Quantitative implementation of Preisach‐Mayergoyz space to find static and dynamic elastic moduli in rock

Abstract

In this paper we describe the analysis of quasi‐static stress‐strain data using a Preisach‐Mayergoyz (PM) [after Preisach, 1935; Mayergoyz, 1985] space picture for the elastic behavior of rock. In contrast to the traditional analytic approach to stress strain (an energy density as a function of the strain invariants), the PM space picture reproduces hysteresis and discrete memory seen in the data. In addition, the PM space picture establishes a relationship between experimental data and a number density ρ of microscopic mechanical units within the rock. The density ρ allows us to make quantitative predictions of dynamic elastic properties.
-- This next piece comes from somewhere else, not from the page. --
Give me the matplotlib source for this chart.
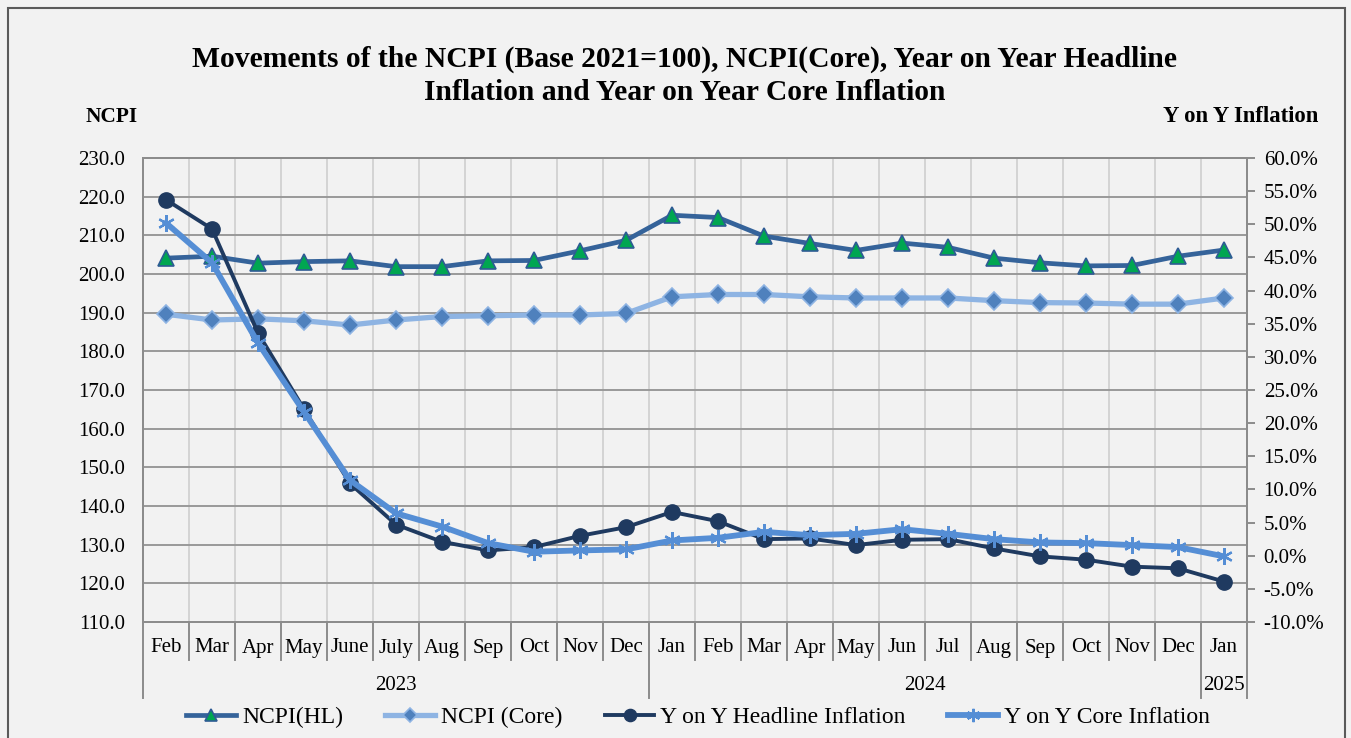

Determining ρ from quasi‐static stress‐strain data requires us to solve a highly underdetermined inverse problem. We explore the following three methods of solving the inverse problem: simulated annealing, normal modes, and exponential decay. All three methods are tested on a Berea sandstone data set and found to give an excellent description of stress versus strain. Choosing one method, the normal mode method, we analyze quasi‐static stress‐strain curves on two additional sandstones, namely, another sample of Berea and a sample of Castlegate sandstone. From the density ρ for each sample we predict the dynamic modulus as a function of pressure and the nonlinear elastic constants. For each of these cases the agreement between the predictions based on ρ and experiment is quite good. We establish that PM space provides a quantitative description of the elastic response of a rock and that PM space may be found by a variety of inversion methods.